▸ AIM OF THE TASK
Your task is to give the listing below back word for word, pictures excluded.

▸ INFORMATION SUPPLIED
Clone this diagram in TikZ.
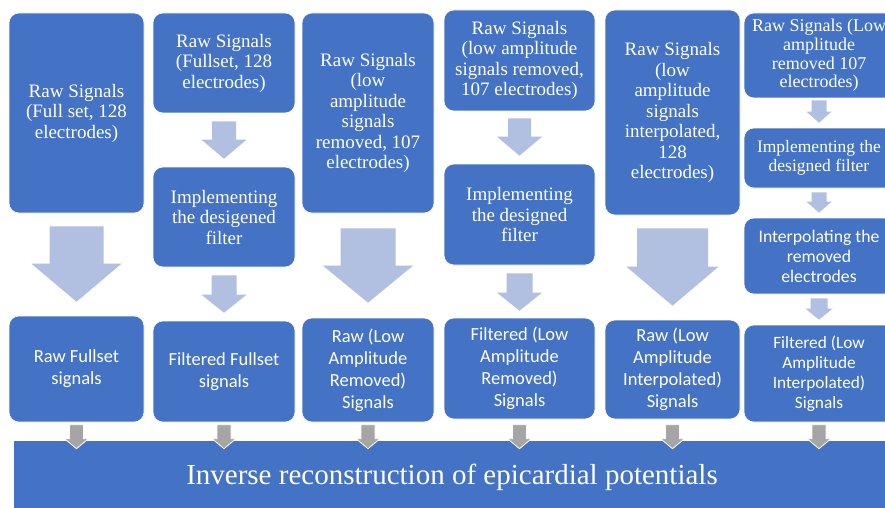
\documentclass[tikz,border=0pt]{standalone}
\usepackage{fontspec}
\setmainfont{Liberation Serif}
\newfontfamily\timesfont{Liberation Serif}
\newfontfamily\calibri{Carlito}
\usetikzlibrary{calc}
\definecolor{boxblue}{HTML}{4472C4}
\definecolor{arrowblue}{HTML}{B1BFE0}
\definecolor{arrowgray}{HTML}{A5A5A5}
% block arrow: [style]{from}{to}{shaft half width}{head half width}{head length}
\newcommand{\blockarrow}[6][fill=arrowblue]{%
  \path[#1] let \p1=(#2), \p2=(#3) in
    (\x1-#4,\y1) -- (\x1+#4,\y1) -- (\x1+#4,\y2+#6) -- (\x1+#5,\y2+#6) -- (\x1,\y2)
    -- (\x1-#5,\y2+#6) -- (\x1-#4,\y2+#6) -- cycle;}
\begin{document}
\begin{tikzpicture}[x=1pt,y=-1pt,
  block/.style={draw=white,line width=0.6pt,fill=boxblue,rounded corners=10pt,text=white,align=center,inner sep=0pt},
  toptext/.style={font=\timesfont\fontsize{19}{20.5}\selectfont},
  outtext/.style={font=\calibri\fontsize{18.5}{22}\selectfont}]
  \useasboundingbox[fill=white] (0,0) rectangle (885,508);
  % column 1
  \node[block,toptext,minimum width=135pt,minimum height=200pt] (raw1) at (76.5,113) {Raw Signals\\(Full set, 128\\electrodes)};
  \node[block,outtext,minimum width=135pt,minimum height=106pt] (out1) at (76.5,369) {Raw Fullset\\signals};
  % column 2
  \node[block,toptext,minimum width=142pt,minimum height=100pt] (raw2) at (224,63) {Raw Signals\\(Fullset, 128\\electrodes)};
  \node[block,toptext,minimum width=142pt,minimum height=100pt] (filt2) at (224,217) {Implementing\\the desigened\\filter};
  \node[block,outtext,minimum width=142pt,minimum height=101pt] (out2) at (224,371.5) {Filtered Fullset\\signals};
  % column 3
  \node[block,toptext,minimum width=132pt,minimum height=200pt] (raw3) at (368,113) {Raw Signals\\(low\\amplitude\\signals\\removed, 107\\electrodes)};
  \node[block,outtext,minimum width=132pt,minimum height=104pt] (out3) at (368,370) {Raw (Low\\Amplitude\\Removed)\\Signals};
  % column 4
  \node[block,toptext,minimum width=151pt,minimum height=101pt] (raw4) at (519.5,60.5) {Raw Signals\\(low amplitude\\signals removed,\\107 electrodes)};
  \node[block,toptext,minimum width=151pt,minimum height=101pt] (filt4) at (519.5,214.5) {Implementing\\the designed\\filter};
  \node[block,outtext,minimum width=151pt,minimum height=101pt] (out4) at (519.5,368.5) {Filtered (Low\\Amplitude\\Removed)\\Signals};
  % column 5
  \node[block,toptext,minimum width=135pt,minimum height=205pt] (raw5) at (672.5,112.5) {Raw Signals\\(low\\amplitude\\signals\\interpolated,\\128\\electrodes)};
  \node[block,outtext,minimum width=135pt,minimum height=99pt] (out5) at (672.5,369.5) {Raw (Low\\Amplitude\\Interpolated)\\Signals};
  % column 6 (runs past the right edge)
  \node[block,font=\timesfont\fontsize{18}{18.7}\selectfont,minimum width=150pt,minimum height=85pt] (raw6) at (819,55.5) {Raw Signals (Low\\amplitude\\removed 107\\electrodes)};
  \node[block,font=\timesfont\fontsize{17.5}{19}\selectfont,minimum width=150pt,minimum height=60pt] (filt6) at (819,158) {Implementing the\\designed filter};
  \node[block,font=\calibri\fontsize{17.7}{20}\selectfont,minimum width=150pt,minimum height=76pt] (interp6) at (819,256) {Interpolating the\\removed\\electrodes};
  \node[block,font=\calibri\fontsize{17.3}{20}\selectfont,minimum width=150pt,minimum height=97pt] (out6) at (819,373.5) {Filtered (Low\\Amplitude\\Interpolated)\\Signals};
  % banner
  \node[block,sharp corners,draw=none,font=\timesfont\fontsize{29}{32}\selectfont,text depth=0pt,minimum width=876pt,minimum height=67pt] (recon) at (452,474.5) {Inverse reconstruction of epicardial potentials};
  % light arrows
  \blockarrow{$(raw1.south)+(0,13)$}{$(out1.north)+(0,-14)$}{27pt}{45pt}{38pt}
  \blockarrow{$(raw2.south)+(0,8)$}{$(filt2.north)+(0,-8)$}{12pt}{22.5pt}{19pt}
  \blockarrow{$(filt2.south)+(0,8)$}{$(out2.north)+(0,-8)$}{12.5pt}{22.5pt}{18pt}
  \blockarrow{$(raw3.south)+(0,15)$}{$(out3.north)+(0,-15)$}{27.5pt}{45pt}{37pt}
  \blockarrow{$(raw4.south)+(0,7)$}{$(filt4.north)+(0,-8)$}{11.5pt}{22.5pt}{19pt}
  \blockarrow{$(filt4.south)+(0,8)$}{$(out4.north)+(0,-7)$}{13pt}{22.5pt}{18pt}
  \blockarrow{$(raw5.south)+(0,13)$}{$(out5.north)+(0,-14)$}{35.5pt}{46pt}{39pt}
  \blockarrow{$(raw6.south)+(0,2)$}{$(filt6.north)+(0,-5)$}{7.5pt}{12.5pt}{11pt}
  \blockarrow{$(filt6.south)+(0,4)$}{$(interp6.north)+(0,-5)$}{7.5pt}{12.5pt}{11pt}
  \blockarrow{$(interp6.south)+(0,4)$}{$(out6.north)+(0,-5)$}{8.5pt}{13.5pt}{11pt}
  % gray arrows into the banner
  \foreach \i in {1,...,6}
    \blockarrow[fill=arrowgray,draw=white,line width=0.8pt]{$(out\i.south|-recon.north)+(0,-16)$}{$(out\i.south|-recon.north)+(0,8)$}{7pt}{12pt}{10pt};
\end{tikzpicture}
\end{document}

▸ RESPONSE BELOW
Clone this diagram in TikZ.
\documentclass[tikz,border=0pt]{standalone}
\usepackage{fontspec}
\setmainfont{Liberation Serif}
\newfontfamily\timesfont{Liberation Serif}
\newfontfamily\calibri{Carlito}
\usetikzlibrary{calc}
\definecolor{boxblue}{HTML}{4472C4}
\definecolor{arrowblue}{HTML}{B1BFE0}
\definecolor{arrowgray}{HTML}{A5A5A5}
% block arrow: [style]{from}{to}{shaft half width}{head half width}{head length}
\newcommand{\blockarrow}[6][fill=arrowblue]{%
  \path[#1] let \p1=(#2), \p2=(#3) in
    (\x1-#4,\y1) -- (\x1+#4,\y1) -- (\x1+#4,\y2+#6) -- (\x1+#5,\y2+#6) -- (\x1,\y2)
    -- (\x1-#5,\y2+#6) -- (\x1-#4,\y2+#6) -- cycle;}
\begin{document}
\begin{tikzpicture}[x=1pt,y=-1pt,
  block/.style={draw=white,line width=0.6pt,fill=boxblue,rounded corners=10pt,text=white,align=center,inner sep=0pt},
  toptext/.style={font=\timesfont\fontsize{19}{20.5}\selectfont},
  outtext/.style={font=\calibri\fontsize{18.5}{22}\selectfont}]
  \useasboundingbox[fill=white] (0,0) rectangle (885,508);
  % column 1
  \node[block,toptext,minimum width=135pt,minimum height=200pt] (raw1) at (76.5,113) {Raw Signals\\(Full set, 128\\electrodes)};
  \node[block,outtext,minimum width=135pt,minimum height=106pt] (out1) at (76.5,369) {Raw Fullset\\signals};
  % column 2
  \node[block,toptext,minimum width=142pt,minimum height=100pt] (raw2) at (224,63) {Raw Signals\\(Fullset, 128\\electrodes)};
  \node[block,toptext,minimum width=142pt,minimum height=100pt] (filt2) at (224,217) {Implementing\\the desigened\\filter};
  \node[block,outtext,minimum width=142pt,minimum height=101pt] (out2) at (224,371.5) {Filtered Fullset\\signals};
  % column 3
  \node[block,toptext,minimum width=132pt,minimum height=200pt] (raw3) at (368,113) {Raw Signals\\(low\\amplitude\\signals\\removed, 107\\electrodes)};
  \node[block,outtext,minimum width=132pt,minimum height=104pt] (out3) at (368,370) {Raw (Low\\Amplitude\\Removed)\\Signals};
  % column 4
  \node[block,toptext,minimum width=151pt,minimum height=101pt] (raw4) at (519.5,60.5) {Raw Signals\\(low amplitude\\signals removed,\\107 electrodes)};
  \node[block,toptext,minimum width=151pt,minimum height=101pt] (filt4) at (519.5,214.5) {Implementing\\the designed\\filter};
  \node[block,outtext,minimum width=151pt,minimum height=101pt] (out4) at (519.5,368.5) {Filtered (Low\\Amplitude\\Removed)\\Signals};
  % column 5
  \node[block,toptext,minimum width=135pt,minimum height=205pt] (raw5) at (672.5,112.5) {Raw Signals\\(low\\amplitude\\signals\\interpolated,\\128\\electrodes)};
  \node[block,outtext,minimum width=135pt,minimum height=99pt] (out5) at (672.5,369.5) {Raw (Low\\Amplitude\\Interpolated)\\Signals};
  % column 6 (runs past the right edge)
  \node[block,font=\timesfont\fontsize{18}{18.7}\selectfont,minimum width=150pt,minimum height=85pt] (raw6) at (819,55.5) {Raw Signals (Low\\amplitude\\removed 107\\electrodes)};
  \node[block,font=\timesfont\fontsize{17.5}{19}\selectfont,minimum width=150pt,minimum height=60pt] (filt6) at (819,158) {Implementing the\\designed filter};
  \node[block,font=\calibri\fontsize{17.7}{20}\selectfont,minimum width=150pt,minimum height=76pt] (interp6) at (819,256) {Interpolating the\\removed\\electrodes};
  \node[block,font=\calibri\fontsize{17.3}{20}\selectfont,minimum width=150pt,minimum height=97pt] (out6) at (819,373.5) {Filtered (Low\\Amplitude\\Interpolated)\\Signals};
  % banner
  \node[block,sharp corners,draw=none,font=\timesfont\fontsize{29}{32}\selectfont,text depth=0pt,minimum width=876pt,minimum height=67pt] (recon) at (452,474.5) {Inverse reconstruction of epicardial potentials};
  % light arrows
  \blockarrow{$(raw1.south)+(0,13)$}{$(out1.north)+(0,-14)$}{27pt}{45pt}{38pt}
  \blockarrow{$(raw2.south)+(0,8)$}{$(filt2.north)+(0,-8)$}{12pt}{22.5pt}{19pt}
  \blockarrow{$(filt2.south)+(0,8)$}{$(out2.north)+(0,-8)$}{12.5pt}{22.5pt}{18pt}
  \blockarrow{$(raw3.south)+(0,15)$}{$(out3.north)+(0,-15)$}{27.5pt}{45pt}{37pt}
  \blockarrow{$(raw4.south)+(0,7)$}{$(filt4.north)+(0,-8)$}{11.5pt}{22.5pt}{19pt}
  \blockarrow{$(filt4.south)+(0,8)$}{$(out4.north)+(0,-7)$}{13pt}{22.5pt}{18pt}
  \blockarrow{$(raw5.south)+(0,13)$}{$(out5.north)+(0,-14)$}{35.5pt}{46pt}{39pt}
  \blockarrow{$(raw6.south)+(0,2)$}{$(filt6.north)+(0,-5)$}{7.5pt}{12.5pt}{11pt}
  \blockarrow{$(filt6.south)+(0,4)$}{$(interp6.north)+(0,-5)$}{7.5pt}{12.5pt}{11pt}
  \blockarrow{$(interp6.south)+(0,4)$}{$(out6.north)+(0,-5)$}{8.5pt}{13.5pt}{11pt}
  % gray arrows into the banner
  \foreach \i in {1,...,6}
    \blockarrow[fill=arrowgray,draw=white,line width=0.8pt]{$(out\i.south|-recon.north)+(0,-16)$}{$(out\i.south|-recon.north)+(0,8)$}{7pt}{12pt}{10pt};
\end{tikzpicture}
\end{document}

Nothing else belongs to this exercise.